With FDA approval, more would get COVID-19 vaccine

With FDA approval, more would get COVID-19 vaccine

America’s vaccination campaign has stalled, even as COVID-19 infections soar due to the delta variant. As of Aug. 2, only 49.7% of the population is fully vaccinated, barely up from the 46.7% in late June. Providers are now administering about 650,000 shots a day, on average, compared to 3.3 million a day during mid-April.

The Biden administration, desperate to pick up the pace, is now mandating shots for federal employees and getting behind mask mandates once again.

Curiously absent from the administration’s agenda is something that would almost certainly boost vaccination rates right away — full Food and Drug Administration approval of the COVID-19 shots. People have been receiving Pfizer’s shot since Dec. 11, 2020, and Moderna’s since Dec. 18, under Emergency Use Authorization.

Pfizer applied for full approval on May 7. Moderna did so on June 1. But the bureaucrats at the FDA have displayed no sense of urgency. It wasn’t until July 30 when the FDA announced that it would deploy an “all hands on deck” strategy to work toward approval.

Waiting almost three months to get moving — that’s some definition of “accelerated review.”

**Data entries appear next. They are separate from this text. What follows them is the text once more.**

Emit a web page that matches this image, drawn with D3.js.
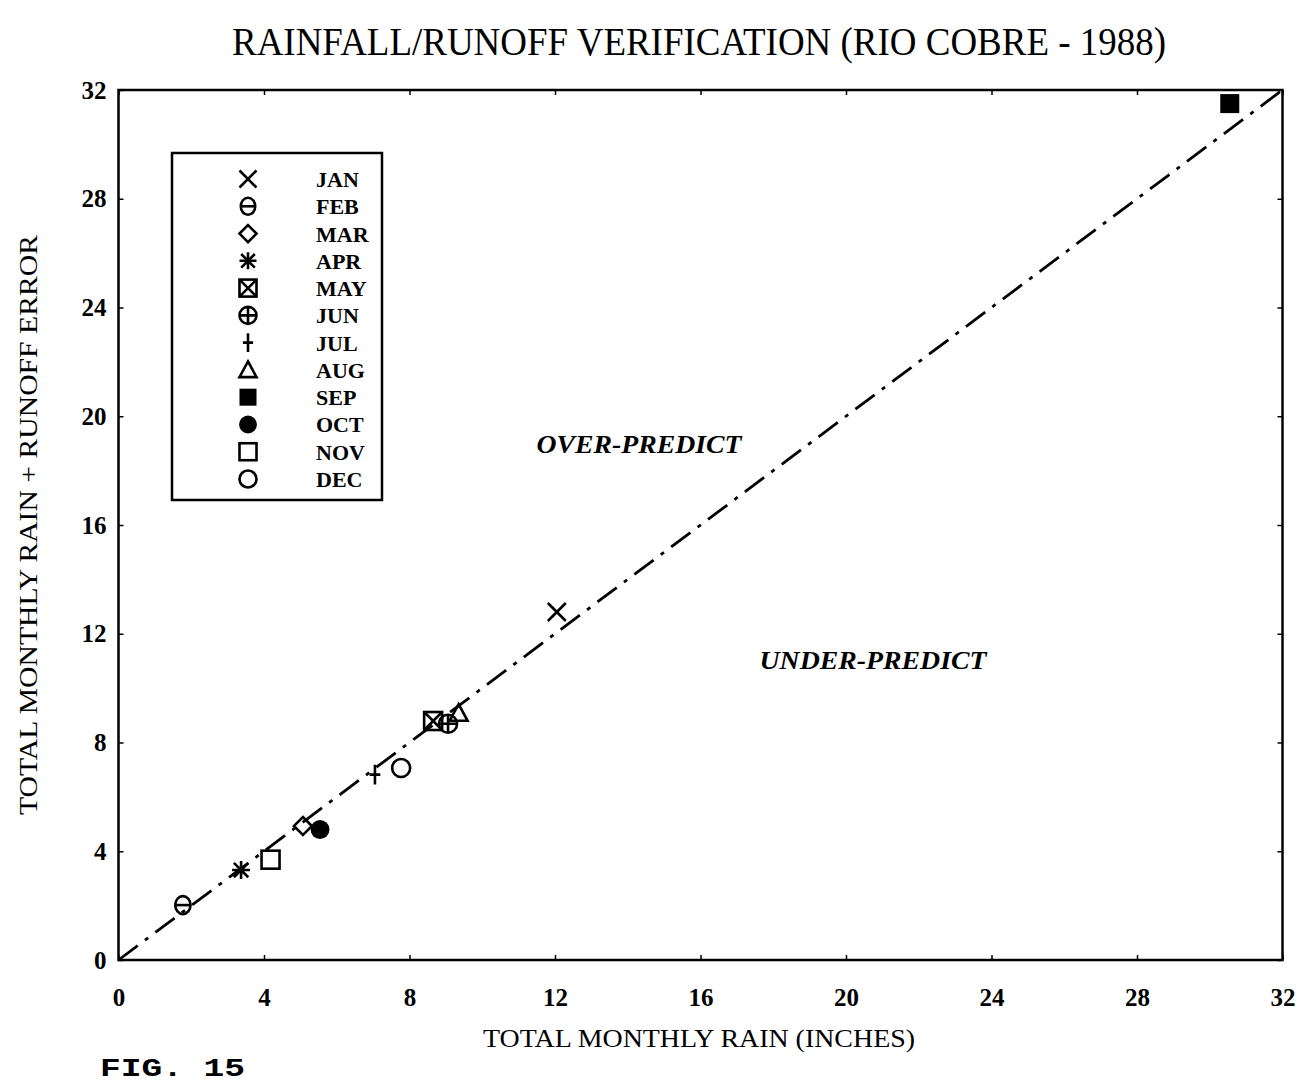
<!DOCTYPE html>
<html>
<head>
<meta charset="utf-8">
<script src="https://cdn.jsdelivr.net/npm/d3@7"></script>
<style>
  html, body { margin: 0; padding: 0; background: #fff; }
  svg { display: block; }
</style>
</head>
<body>
<svg id="chart" width="1299" height="1083"></svg>
<script>
// Monthly totals for Rio Cobre, 1988 (inches)
const months = ["JAN", "FEB", "MAR", "APR", "MAY", "JUN", "JUL", "AUG", "SEP", "OCT", "NOV", "DEC"];
const symbols = ["x", "theta", "diamond", "asterisk", "boxx", "circleplus", "plus", "triangle", "filledsquare", "filledcircle", "square", "circle"];
const totalRain = [12.05, 1.77, 5.07, 3.37, 8.65, 9.06, 7.05, 9.35, 30.55, 5.54, 4.18, 7.77];
const rainPlusError = [12.8, 2.02, 4.93, 3.31, 8.79, 8.69, 6.82, 9.08, 31.5, 4.8, 3.69, 7.06];
const tickValues = [0, 4, 8, 12, 16, 20, 24, 28, 32];

const svg = d3.select("#chart");
const plotLeft = 118.5, plotRight = 1282.5, plotTop = 90, plotBottom = 960;
const serif = "Liberation Serif, Times New Roman, serif";

const x = d3.scaleLinear().domain([0, 32]).range([plotLeft, plotRight]);
const y = d3.scaleLinear().domain([0, 32]).range([plotBottom, plotTop]);

// Title
svg.append("text")
  .attr("x", 699).attr("y", 55)
  .attr("text-anchor", "middle")
  .attr("font-family", serif)
  .attr("font-size", 40)
  .attr("textLength", 934).attr("lengthAdjust", "spacingAndGlyphs")
  .text("RAINFALL/RUNOFF VERIFICATION (RIO COBRE - 1988)");

// Axes with small inward ticks on all four sides
const tickStyle = g => {
  g.select(".domain").remove();
  g.selectAll(".tick line").attr("stroke", "#000").attr("stroke-width", 1.5);
};
svg.append("g").attr("transform", `translate(0,${plotBottom})`)
  .call(d3.axisBottom(x).tickValues(tickValues).tickSizeInner(-5).tickSizeOuter(0).tickPadding(26))
  .call(tickStyle)
  .call(g => g.selectAll(".tick text")
    .attr("font-family", serif)
    .attr("font-weight", "bold").attr("font-size", 25).attr("fill", "#000")
    .attr("dy", "0.8em"));
svg.append("g").attr("transform", `translate(${plotLeft},0)`)
  .call(d3.axisLeft(y).tickValues(tickValues).tickSizeInner(-5).tickSizeOuter(0).tickPadding(12))
  .call(tickStyle)
  .call(g => g.selectAll(".tick text")
    .attr("font-family", serif)
    .attr("font-weight", "bold").attr("font-size", 25).attr("fill", "#000"));
svg.append("g").attr("transform", `translate(0,${plotTop})`)
  .call(d3.axisTop(x).tickValues(tickValues).tickSizeInner(-5).tickSizeOuter(0).tickFormat(""))
  .call(tickStyle);
svg.append("g").attr("transform", `translate(${plotRight},0)`)
  .call(d3.axisRight(y).tickValues(tickValues).tickSizeInner(-5).tickSizeOuter(0).tickFormat(""))
  .call(tickStyle);

// Plot frame
svg.append("rect")
  .attr("x", plotLeft).attr("y", plotTop)
  .attr("width", plotRight - plotLeft).attr("height", plotBottom - plotTop)
  .attr("fill", "none").attr("stroke", "#000").attr("stroke-width", 2.5);

// 1:1 line
svg.append("line")
  .attr("x1", x(0)).attr("y1", y(0)).attr("x2", x(32)).attr("y2", y(32))
  .attr("stroke", "#000").attr("stroke-width", 2.8)
  .attr("stroke-dasharray", "24,9,4,9");

// Region annotations
const note = (tx, ty, w, s) => svg.append("text")
  .attr("x", tx).attr("y", ty).attr("text-anchor", "middle")
  .attr("font-family", serif)
  .attr("font-weight", "bold").attr("font-style", "italic")
  .attr("font-size", 25)
  .attr("textLength", w).attr("lengthAdjust", "spacingAndGlyphs")
  .text(s);
note(639, 453, 205, "OVER-PREDICT");
note(873, 669, 227, "UNDER-PREDICT");

// Axis titles
svg.append("text")
  .attr("x", 699).attr("y", 1047).attr("text-anchor", "middle")
  .attr("font-family", serif)
  .attr("font-size", 25)
  .attr("textLength", 432).attr("lengthAdjust", "spacingAndGlyphs")
  .text("TOTAL MONTHLY RAIN (INCHES)");
svg.append("text")
  .attr("transform", "translate(37,525) rotate(-90)")
  .attr("text-anchor", "middle")
  .attr("font-family", serif)
  .attr("font-size", 26)
  .attr("textLength", 580).attr("lengthAdjust", "spacingAndGlyphs")
  .text("TOTAL MONTHLY RAIN + RUNOFF ERROR");

// Figure number
svg.append("text")
  .attr("x", 100).attr("y", 1076)
  .attr("font-family", "Liberation Mono, Courier New, monospace")
  .attr("font-weight", "bold").attr("font-size", 26)
  .attr("textLength", 145).attr("lengthAdjust", "spacingAndGlyphs")
  .text("FIG. 15");

// Marker drawing
function drawSymbol(g, type, s) {
  const sw = 2.6;
  const stroke = el => el.attr("fill", "none").attr("stroke", "#000").attr("stroke-width", sw);
  switch (type) {
    case "x":
      stroke(g.append("path").attr("d", `M${-s},${-s}L${s},${s}M${-s},${s}L${s},${-s}`));
      break;
    case "theta":
      stroke(g.append("ellipse").attr("rx", s * 0.85).attr("ry", s));
      stroke(g.append("path").attr("d", `M${-s * 0.85},0L${s * 0.85},0`).attr("stroke-width", 1.5));
      break;
    case "diamond":
      stroke(g.append("path").attr("d", `M0,${-s}L${s},0L0,${s}L${-s},0Z`));
      break;
    case "asterisk":
      stroke(g.append("path").attr("d",
        `M${-s},0L${s},0M0,${-s}L0,${s}M${-s * 0.8},${-s * 0.8}L${s * 0.8},${s * 0.8}M${-s * 0.8},${s * 0.8}L${s * 0.8},${-s * 0.8}`)
        .attr("stroke-width", 3.2));
      break;
    case "boxx":
      stroke(g.append("rect").attr("x", -s).attr("y", -s).attr("width", 2 * s).attr("height", 2 * s));
      stroke(g.append("path").attr("d", `M${-s},${-s}L${s},${s}M${-s},${s}L${s},${-s}`));
      break;
    case "circleplus":
      stroke(g.append("circle").attr("r", s));
      stroke(g.append("path").attr("d", `M${-s},0L${s},0M0,${-s}L0,${s}`));
      break;
    case "plus":
      stroke(g.append("path").attr("d", `M${-s * 0.6},0L${s * 0.6},0M0,${-s * 1.1}L0,${s * 1.1}`).attr("stroke-width", 1.6));
      break;
    case "triangle":
      stroke(g.append("path").attr("d", `M0,${-s}L${s},${s * 0.85}L${-s},${s * 0.85}Z`));
      break;
    case "filledsquare":
      g.append("rect").attr("x", -s).attr("y", -s).attr("width", 2 * s).attr("height", 2 * s).attr("fill", "#000");
      break;
    case "filledcircle":
      g.append("circle").attr("r", s * 1.05).attr("fill", "#000");
      break;
    case "square":
      stroke(g.append("rect").attr("x", -s).attr("y", -s).attr("width", 2 * s).attr("height", 2 * s));
      break;
    case "circle":
      stroke(g.append("circle").attr("r", s));
      break;
  }
}

// Data points
const points = months.map((m, i) => ({ m, sym: symbols[i], rx: totalRain[i], ry: rainPlusError[i] }));
svg.append("g").selectAll("g")
  .data(points)
  .join("g")
  .attr("transform", d => `translate(${x(d.rx)},${y(d.ry)})`)
  .each(function (d) {
    drawSymbol(d3.select(this), d.sym, d.sym === "filledsquare" ? 9.5 : 9);
  });

// Legend
const legend = svg.append("g");
legend.append("rect")
  .attr("x", 172).attr("y", 153).attr("width", 210).attr("height", 347)
  .attr("fill", "#fff").attr("stroke", "#000").attr("stroke-width", 2.5);
const rowY = d3.scalePoint().domain(months).range([179, 479]);
months.forEach((m, i) => {
  const g = legend.append("g").attr("transform", `translate(248,${rowY(m)})`);
  drawSymbol(g, symbols[i], 8.5);
  legend.append("text")
    .attr("x", 316).attr("y", rowY(m) + 8)
    .attr("font-family", serif)
    .attr("font-weight", "bold").attr("font-size", 22)
    .text(m);
});
</script>
</body>
</html>
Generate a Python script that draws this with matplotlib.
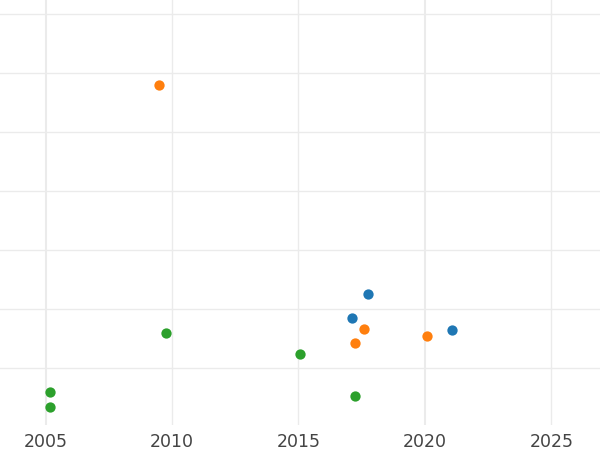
import matplotlib
matplotlib.use("Agg")
import matplotlib.pyplot as plt

# data (x in years, y in gridline units)
blue_x = [2017.75, 2017.11, 2021.07]
blue_y = [1.25, 0.85, 0.64]
orange_x = [2009.49, 2017.59, 2017.23, 2020.08]
orange_y = [4.80, 0.66, 0.42, 0.54]
green_x = [2005.18, 2005.18, 2009.76, 2015.06, 2017.23]
green_y = [-0.41, -0.66, 0.59, 0.24, -0.47]

x_ticks = [2005, 2010, 2015, 2020, 2025]
y_grid = [0, 1, 2, 3, 4, 5, 6]

fig = plt.figure(figsize=(6, 4.5), dpi=100)
ax = fig.add_axes([0, 25 / 450, 1, 425 / 450])

ax.set_xlim(2003.2, 2026.92)
ax.set_ylim(-0.97, 6.24)

for y in y_grid:
    ax.axhline(y, color="#ebebeb", lw=1, zorder=0)
for x in x_ticks:
    lw = 1.5 if x in (2005, 2020) else 1
    ax.axvline(x, color="#ebebeb", lw=lw, zorder=0)

ax.scatter(blue_x, blue_y, s=55, color="#1f77b4", zorder=3, linewidths=0)
ax.scatter(orange_x, orange_y, s=55, color="#ff7f0e", zorder=3, linewidths=0)
ax.scatter(green_x, green_y, s=55, color="#2ca02c", zorder=3, linewidths=0)

ax.set_xticks(x_ticks)
ax.set_xticklabels([str(t) for t in x_ticks])
ax.set_yticks([])
ax.tick_params(axis="x", length=0, pad=6, labelsize=12.5, labelcolor="#444444")
for s in ax.spines.values():
    s.set_visible(False)

fig.savefig("out.png", dpi=100)
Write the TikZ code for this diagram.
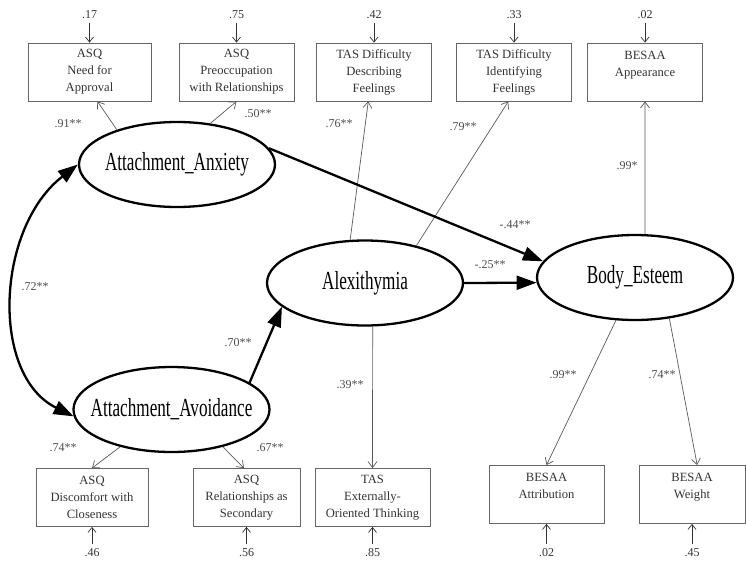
\documentclass[tikz,border=0pt]{standalone}
\usepackage{fontspec}
\setmainfont{Liberation Serif}
\usetikzlibrary{shapes.geometric,arrows.meta}

\newcommand\latname[1]{\makebox[0pt]{\scalebox{0.66}[1]{#1}}}

\begin{document}
\begin{tikzpicture}[x=1pt,y=-1pt,
					latent/.style={ellipse,draw,line width=2.3pt,minimum width=196pt,
					  minimum height=85pt,inner sep=0pt,font=\fontsize{26}{26}\selectfont},
					obs/.style={rectangle,draw=black!60,line width=0.8pt,minimum width=115pt,
					  minimum height=58pt,inner sep=2pt,align=center,text=black!80,
					  font=\fontsize{12.6}{17}\selectfont},
					err/.style={inner sep=1pt,text=black!80,font=\fontsize{12}{14}\selectfont},
					coef/.style={inner sep=0pt,text=black!70,font=\fontsize{12}{14}\selectfont},
					load/.style={draw=black!65,line width=0.7pt,-{Straight Barb[length=6pt,width=9pt]}},
					regr/.style={draw,line width=2.3pt,-{Triangle[length=20pt,width=14pt]}},
					cov/.style={draw,line width=2.3pt,{Triangle[length=20pt,width=14pt]}-{Triangle[length=20pt,width=14pt]}},
					erra/.style={draw=black!80,line width=0.7pt,-{Straight Barb[length=5pt,width=8pt]}}]

  \useasboundingbox (0,0) rectangle (746,565);

  % latent variables
  \node[latent] (anx) at (177,164.5) {\latname{Attachment\_Anxiety}};
  \node[latent] (avo) at (171.5,409.5) {\latname{Attachment\_Avoidance}};
  \node[latent] (alx) at (365,283) {\latname{Alexithymia}};
  \node[latent] (bes) at (635,277.5) {\latname{Body\_Esteem}};

  % indicators, top row
  \node[obs,minimum width=123pt] (nfa) at (89.5,72) {ASQ\\Need for\\Approval};
  \node[obs] (pre) at (236.5,72) {ASQ\\Preoccupation\\with Relationships};
  \node[obs] (tdd) at (374,72) {TAS Difficulty\\Describing\\Feelings};
  \node[obs] (tdi) at (514,72) {TAS Difficulty\\Identifying\\Feelings};
  \node[obs] (app) at (645,72) {BESAA\\Appearance\\\mbox{}};

  % indicators, bottom row
  \node[obs,minimum width=112pt] (dis) at (92,497.5) {ASQ\\Discomfort with\\Closeness};
  \node[obs,minimum width=107pt] (rel) at (246.5,497.5) {ASQ\\Relationships as\\Secondary};
  \node[obs] (tex) at (372.5,497.5) {TAS\\Externally-\\Oriented Thinking};
  \node[obs] (att) at (546.5,494.5) {BESAA\\Attribution\\\mbox{}};
  \node[obs,minimum width=106pt] (wei) at (692,494.5) {BESAA\\Weight\\\mbox{}};

  % error terms
  \node[err] (enfa) at (89.5,15) {.17};
  \node[err] (epre) at (236.5,15) {.75};
  \node[err] (etdd) at (374,15) {.42};
  \node[err] (etdi) at (514,15) {.33};
  \node[err] (eapp) at (645,15) {.02};
  \node[err] (edis) at (92,553) {.46};
  \node[err] (erel) at (246.5,553) {.56};
  \node[err] (etex) at (372.5,553) {.85};
  \node[err] (eatt) at (546.5,553) {.02};
  \node[err] (ewei) at (692,553) {.45};

  % coefficients
  \node[coef] (c91) at (68,124) {.91**};
  \node[coef] (c50) at (258,114) {.50**};
  \node[coef] (c76) at (339,124) {.76**};
  \node[coef] (c79) at (463,127) {.79**};
  \node[coef] (c99a) at (627,166) {.99*};
  \node[coef] (c44n) at (515,225) {-.44**};
  \node[coef] (c25n) at (490,265) {-.25**};
  \node[coef] (c70) at (238,343) {.70**};
  \node[coef] (c72) at (35,287) {.72**};
  \node[coef] (c74a) at (63,448) {.74**};
  \node[coef] (c67) at (270,448) {.67**};
  \node[coef] (c39) at (350,385) {.39**};
  \node[coef] (c99b) at (563,375) {.99**};
  \node[coef] (c74b) at (662,375) {.74**};

  \path (anx.150) edge[load] (nfa.-75)
        (anx.51)  edge[load] (pre.south)
        (alx.109) edge[load] (tdd.-101)
        (alx.36)  edge[load] (tdi.-101)
        (bes.77)  edge[load] (app.south)
        (avo.216) edge[load] (dis.north)
        (avo.-36) edge[load] (rel.95)
        (alx.-80) edge[load] (tex.north)
        (bes.246) edge[load] (att.north)
        (bes.-50) edge[load] (wei.80);

  \path (anx.10)  edge[regr] (bes.170)
        (alx.east) edge[regr] (bes.183)
        (avo.19)  edge[regr] (alx.196);

  \path[cov] (anx.west) .. controls (-4,228) and (-10,375) .. (avo.184);

  \foreach \e/\b in {enfa/nfa,epre/pre,etdd/tdd,etdi/tdi,eapp/app}
    \path (\e) edge[erra,shorten <=3pt] (\b);
  \foreach \e/\b in {edis/dis,erel/rel,etex/tex,eatt/att,ewei/wei}
    \path (\e) edge[erra,shorten <=4pt] (\b);
\end{tikzpicture}
\end{document}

Full approval would boost vaccine uptake in three key ways. First, it’d reassure the one in 10 American adults who are taking a “wait and see” approach to the vaccines. A Kaiser Family Foundation poll published in late June found that, of those wait-and-seers, 67% feared the vaccine “was too new” and that drug companies had cut corners to rush the shots to market. Fifty-seven percent “worried about side effects.”

Many of these people are essentially wondering why the FDA hasn’t fully approved the shots if they’re as safe and effective as public health officials claim. A staggering 49% of wait-and-seers say that full approval would make them more likely to get vaccinated.

Second, it’d enable Moderna, Pfizer, and Johnson & Johnson to advertise the shots directly to consumers. Drug ads are effective. The House Commerce Committee previously found that every “$1 spent on direct-to-consumer advertising results in up to a $6 increase in sales.”

Now would be a great time to get those great marketing minds to work convincing people to sit for their COVID-19 shots.

Third, it’d give private-sector institutions, from companies to universities, more leverage to push workers and students to get vaccinated.

At certain workplaces — such as nursing homes full of elderly and immunocompromised people — it’s eminently reasonable for management to order workers to get the shot or find a different job. Medical provider-groups are already pushing hospitals to institute vaccine requirements.

The Kaiser Family Foundation found that four in 10 unvaccinated workers would get the shots if required as a condition of employment. If the FDA fully authorizes the vaccines, it’d put employers who decide to require vaccination on firmer legal ground.

More than 600 universities already plan to mandate vaccination for at least some students or employees for the fall semester. But some of those mandates are contingent upon full FDA approval of the vaccines.

There’s no question full approval would lead tens of millions more Americans to get vaccinated. And few, if any, drugs have ever been studied as closely as the COVID-19 vaccines. What is the FDA waiting for?